A meditação, como me foi ensinada, tem várias etapas. A primeira é o desenvolvimento da atenção plena básica, que você pode praticar em grupo ou individualmente. No início, essa prática ajuda a desenvolver a atenção plena ensinando você a prestar atenção à respiração, sua respiração comum. Quando está correndo, você pode ficar sem ar. Então, quando para e senta, a primeira coisa que você faz é tentar acalmar a respiração. Nesse momento, você presta atenção à respiração. Ou, se quer relaxar, você senta em uma cadeira e diz: “ahh”. Assim, respirar é parte do que nós naturalmente associamos tanto ao esforço quanto ao relaxamento.

A técnica de meditação da atenção plena é associada ao desenvolvimento da paz. De fato, podemos chamá-la de meditação do viver pacífico. Paz, aqui, não quer dizer um estado sem guerra. Não tem nada a ver com política. Aqui estamos falando de paz como não-ação. Digamos que estamos passando por uma situação intensa na vida, no relacionamento com um amigo, com nossos pais, ou nos negócios. Quando damos um passo para trás e nos afastamos dessa intensidade, podemos também sentar e dizer: “ahh”. Paz é esse tipo de “deixar-se cair”. Mas, por favor, não entendam mal o que estou dizendo. Na prática da meditação não se consegue esse tipo de paz sem disciplina e esforço.

A atenção plena é uma aplicação específica e quase excêntrica de esforço. É como construir uma escada. Fazer uma escada requer uma mensuração precisa das tábuas de madeira, para que os degraus sejam corretamente montados. Todos os ângulos precisam ser cuidadosamente medidos e cortados, e os pregos certos têm de ser usados e precisamente inseridos. A escada precisa suportar o peso das pessoas. Podemos perguntar: uma escada para onde? Neste ponto, o destino não importa. Apenas fazer a escada já está bom, sem promessa e sem culpa. Vamos simplificar a situação. Vamos construir essa escada muito direta e simplesmente. Essa é a essência da atenção plena.

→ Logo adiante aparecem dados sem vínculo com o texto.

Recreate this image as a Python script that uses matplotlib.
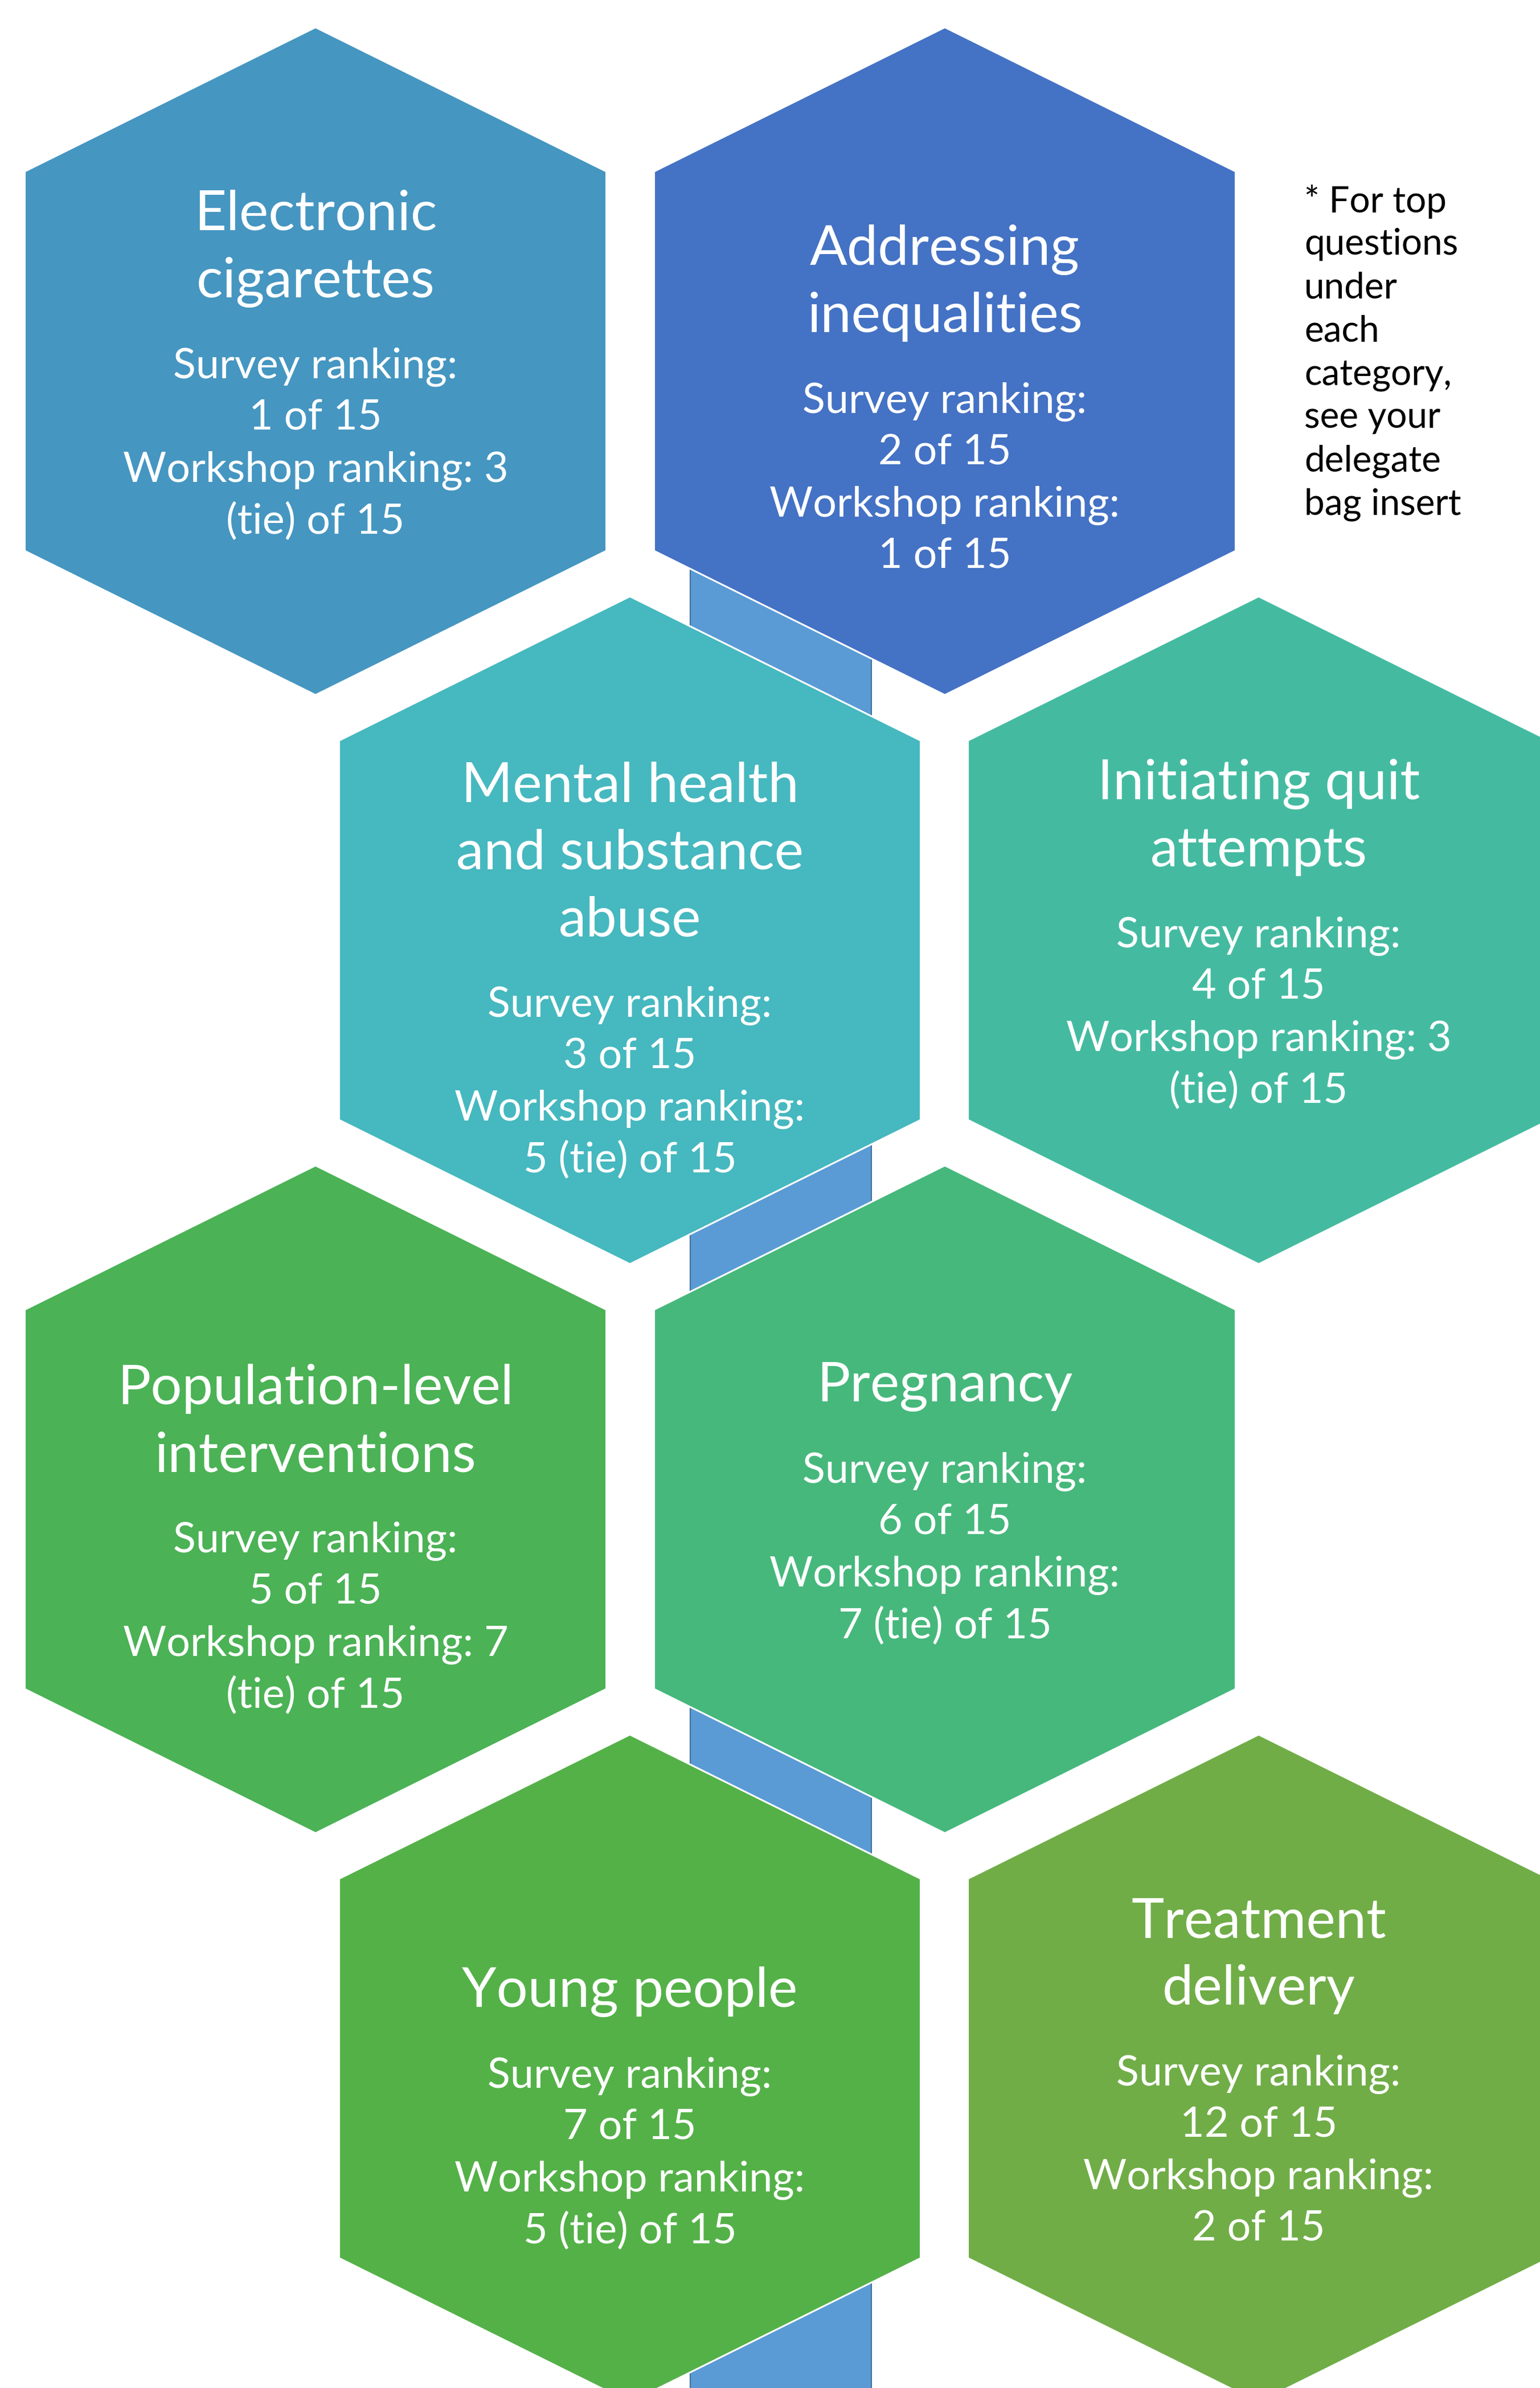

A meditação pode ser um processo bastante demandante, mas é uma situação muito alegre porque estamos convictos de que vamos nos ajudar com base no nosso próprio esforço e habilidades. Desse modo, a celebração é o coração da prática de meditação.

No início da prática de meditação, talvez você se veja fazendo várias perguntas. Você pode questionar: “isso vai funcionar?”, “estou empregando a técnica de forma correta?”, “estou cometendo erros?”. À medida que continuamos praticando, nós relaxamos e seguimos o fluxo mais plenamente. Muitas dessas preocupações começam a parecer menos relevantes. A prática fala por si mesma.

Com o passar do tempo, entretanto, podemos descobrir um nível completamente novo de questionamentos. Podemos nos ver criando elaboradas preocupações intelectuais, psicológicas, emocionais ou sociológicas para nós mesmos enquanto meditamos. Pegamo-nos olhando, indagando, nos reclinando, analisando e tentando nos assegurar. Olharemos para muitas dessas reações e como elas podem ser trabalhadas. Contudo, você também pode ser encorajado a suspender essas perguntas, sobretudo quando estiver começando a aprender a prática. Quando você interrompe essas preocupações, sua prática pode ser uma afirmação simples que é direta e intencional.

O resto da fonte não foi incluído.